Facebook is piloting the program in Australia in partnership with the country’s Office of the eSafety Commissioner, a government agency dedicated to online safety. Next, it’ll be tested in the United States, Britain and Canada, the Times of London reported.
“It would be like sending yourself your image in email, but obviously this is a much safer, secure end-to-end way of sending the image without sending it through the ether,” Australia’s eSafety commissioner, Inman Grant, told the Australian Broadcasting Corporation. “They’re not storing the image, they’re storing the link and using artificial intelligence and other photo-matching technologies.”
Carrie Goldberg, a New York-based lawyer who specializes in sexual privacy, told the Guardian she is “delighted” with the initiative and thinks it can help fight revenge porn.
“With its billions of users, Facebook is one place where many offenders aggress because they can maximize the harm by broadcasting the nonconsensual porn to those most close to the victim,” she said. “So this is impactful.”

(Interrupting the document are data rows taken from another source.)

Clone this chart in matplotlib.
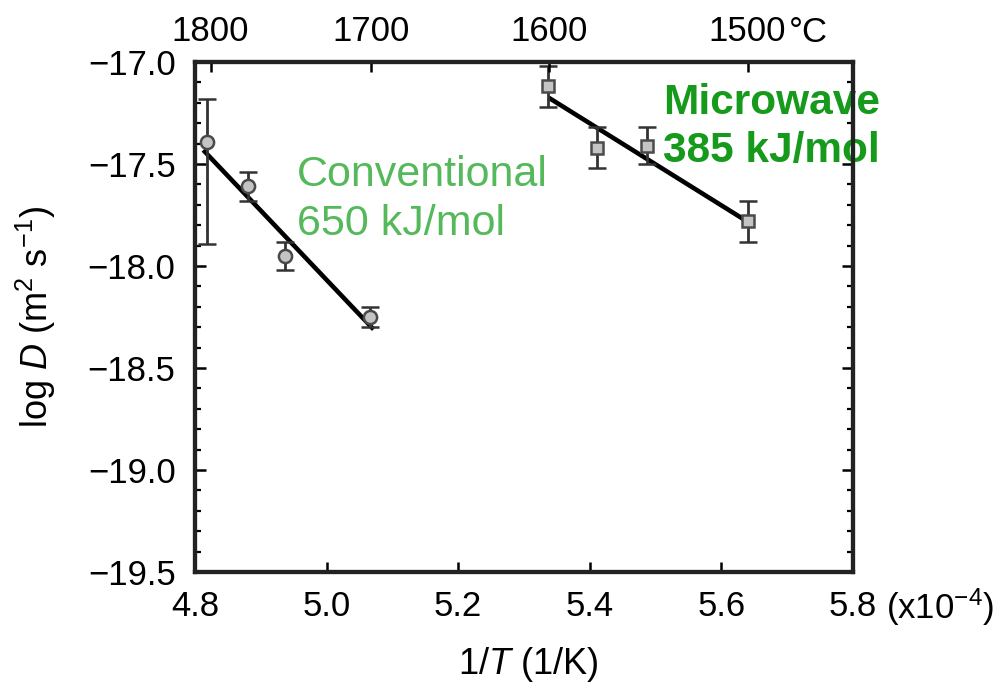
import numpy as np
import matplotlib
matplotlib.use("Agg")
import matplotlib.pyplot as plt
from matplotlib.ticker import MultipleLocator

plt.rcParams["mathtext.fontset"] = "custom"
plt.rcParams["mathtext.rm"] = "Liberation Sans"
plt.rcParams["mathtext.it"] = "Liberation Sans:italic"
plt.rcParams["mathtext.bf"] = "Liberation Sans:bold"
plt.rcParams["font.family"] = ["Liberation Sans", "DejaVu Sans"]

# Diffusion data: x in units of 1e-4 1/K, y = log10 D (m^2/s)
conv_x = [4.818, 4.881, 4.937, 5.066]
conv_y = [-17.39, -17.61, -17.95, -18.25]
conv_err_lo = [0.50, 0.07, 0.07, 0.05]
conv_err_hi = [0.21, 0.07, 0.07, 0.05]

mw_x = [5.337, 5.411, 5.487, 5.641]
mw_y = [-17.12, -17.42, -17.41, -17.78]
mw_err = [0.10, 0.10, 0.09, 0.10]

# Activation energies (kJ/mol) and Arrhenius fit-line anchors
ea_conv = 650
ea_mw = 385
conv_fit_x = [4.815, 5.069]
conv_fit_y0 = -17.44
mw_fit_x = [5.340, 5.633]
mw_fit_y0 = -17.18

x_ticks = [4.8, 5.0, 5.2, 5.4, 5.6, 5.8]
y_ticks = [-17.0, -17.5, -18.0, -18.5, -19.0, -19.5]
temps_c = [1800, 1700, 1600, 1500]

R = 8.314
TICK_FS = 25


def arrhenius_line(xs, y0, ea):
    # slope of log10 D versus 1/T, with 1/T expressed in 1e-4 1/K
    slope = -ea * 1e3 / (R * np.log(10)) * 1e-4
    xs = np.asarray(xs)
    return xs, y0 + slope * (xs - xs[0])


fig = plt.figure(figsize=(10.03, 6.85), dpi=100)
ax = fig.add_axes([195 / 1003, 1 - 572 / 685, (853 - 195) / 1003, (572 - 62) / 685])

# fit lines
lx, ly = arrhenius_line(conv_fit_x, conv_fit_y0, ea_conv)
ax.plot(lx, ly, color="black", lw=3.3, zorder=3)
lx, ly = arrhenius_line(mw_fit_x, mw_fit_y0, ea_mw)
ax.plot(lx, ly, color="black", lw=3.3, zorder=3)

# measured points with error bars
ax.errorbar(conv_x, conv_y, yerr=[conv_err_lo, conv_err_hi], fmt="o",
            ms=9.5, mfc="#c4c4c4", mec="#4a4a4a", mew=1.8,
            ecolor="#333333", elinewidth=2.0, capsize=6.5, capthick=2.0, zorder=4)
ax.errorbar(mw_x, mw_y, yerr=mw_err, fmt="s",
            ms=9, mfc="#c4c4c4", mec="#4a4a4a", mew=1.8,
            ecolor="#333333", elinewidth=2.0, capsize=6.5, capthick=2.0, zorder=4)

ax.set_xlim(4.8, 5.8)
ax.set_ylim(-19.5, -17.0)

ax.set_xticks(x_ticks)
ax.set_xticklabels([f"{v:.1f}" for v in x_ticks], fontsize=TICK_FS)
ax.set_yticks(y_ticks)
ax.set_yticklabels([f"\u2212{abs(v):.1f}" for v in y_ticks], fontsize=TICK_FS)
ax.yaxis.set_minor_locator(MultipleLocator(0.1))

ax.tick_params(axis="x", which="major", direction="in", length=7, width=1.8,
               pad=13, top=False, bottom=True)
ax.tick_params(axis="y", which="major", direction="in", length=8, width=1.8,
               pad=14, left=True, right=True)
ax.tick_params(axis="y", which="minor", direction="in", length=4, width=1.6,
               left=True, right=True)

for sp in ax.spines.values():
    sp.set_linewidth(3.0)
    sp.set_color("#222222")

# top axis in degrees Celsius
ax2 = ax.twiny()
ax2.set_xlim(ax.get_xlim())
ax2.set_xticks([1e4 / (t + 273.15) for t in temps_c])
ax2.set_xticklabels([str(t) for t in temps_c], fontsize=TICK_FS)
ax2.tick_params(axis="x", direction="in", length=7, width=1.8, pad=10)
for sp in ax2.spines.values():
    sp.set_linewidth(3.0)
    sp.set_color("#222222")

fig.text(789 / 1003, 1 - 33 / 685, "\u00b0C", fontsize=TICK_FS,
         ha="left", va="center")
fig.text(886 / 1003, 1 - 607 / 685, r"(x10$^{\mathregular{-4}}$)",
         fontsize=TICK_FS, ha="left", va="center")

# axis titles
fig.text(528 / 1003, 1 - 664 / 685, r"1/$\mathit{T}$ (1/K)",
         fontsize=26, ha="center", va="center")
fig.text(36 / 1003, 1 - 317 / 685,
         r"log $\mathit{D}$ (m$^{\mathregular{2}}$ s$^{\mathregular{-1}}$)",
         fontsize=26, rotation=90, ha="center", va="center")

# annotations (y is the baseline of the second line)
ax.text(4.955, -17.85, f"Conventional\n{ea_conv} kJ/mol", fontsize=31,
        color="#55b85a", ha="left", va="baseline", linespacing=1.3, zorder=5)
ax.text(5.511, -17.49, f"Microwave\n{ea_mw} kJ/mol", fontsize=30.5,
        fontweight="bold", color="#169a1c", ha="left", va="baseline",
        linespacing=1.25, zorder=5, clip_on=False)

fig.savefig("out.png", dpi=100)
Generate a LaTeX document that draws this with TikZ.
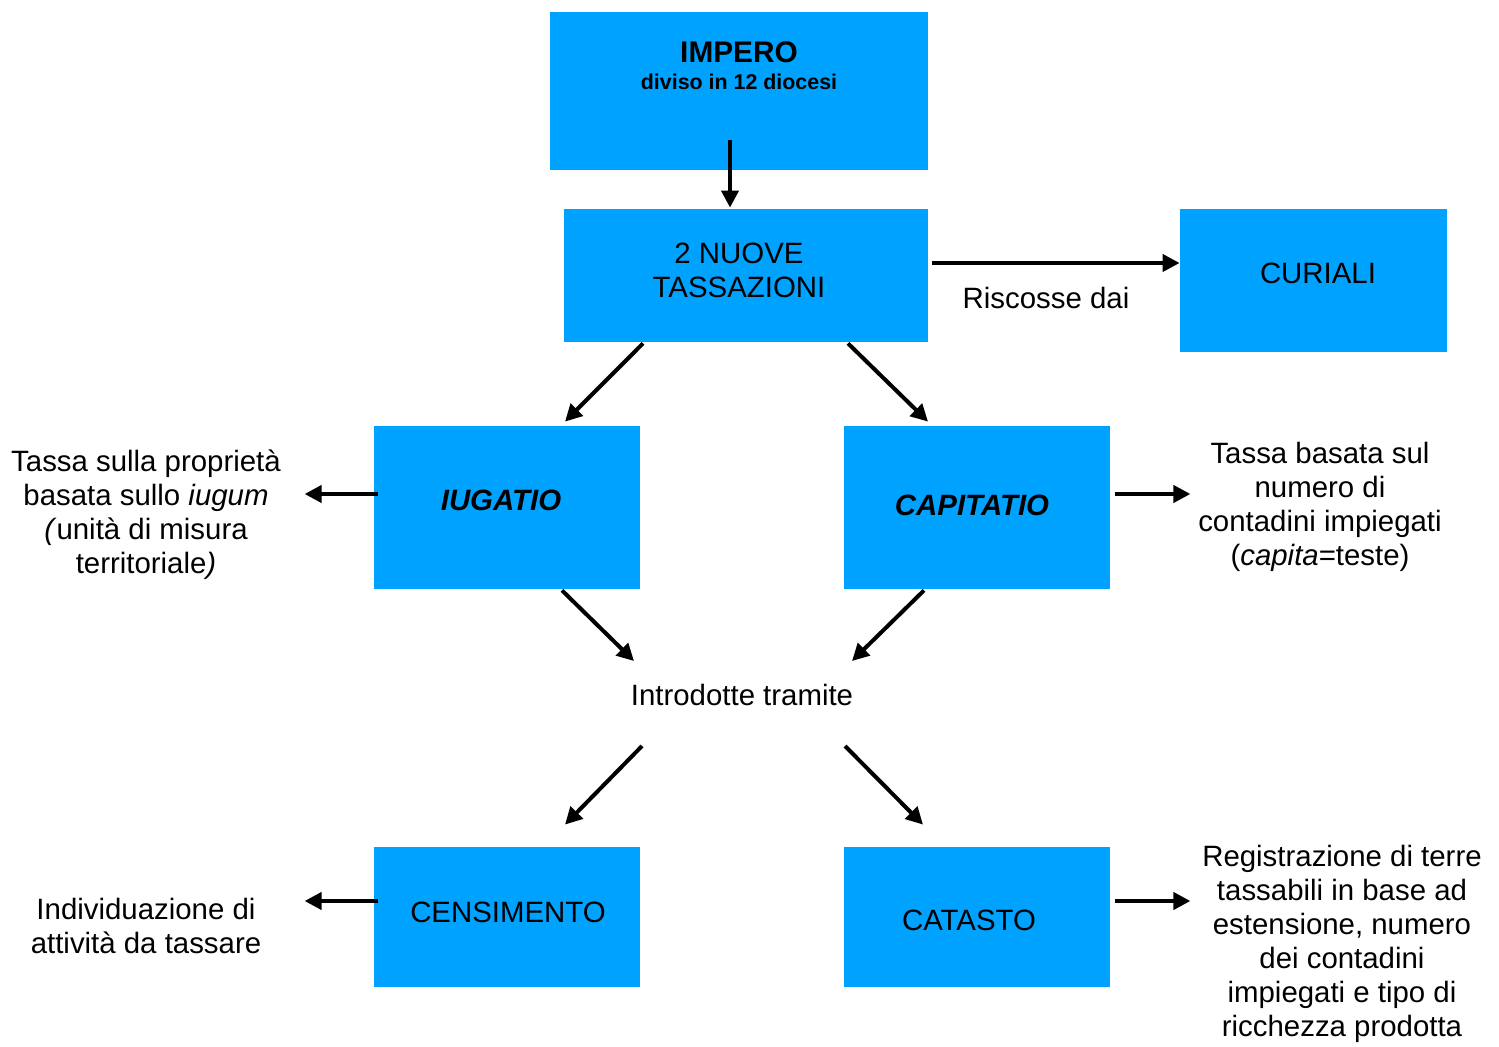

Revenge porn isn’t uncommon in the United States. Four percent of internet users have fallen victim to it, and 10 percent of women under 30 have had someone threaten to post explicit photos of them online against their will, according to a 2016 study by Data & Society.
Earlier this year, for example, Facebook shut down a private group called Marines United, in which more than 30,000 members, many of them active-duty Marines, solicited and shared nude photos of their female colleagues.
“We see many scenarios where maybe photos or videos were taken consensually at one point, but there was not any sort of consent to send the images or videos more broadly,” Grant told the Australian Broadcasting Corporation.
The pilot program is a more advanced version of the system Facebook announced in April, in which the social media network would use image-matching technology to identify and block the uploading and sharing of photographs that had previously been reported and removed from the site.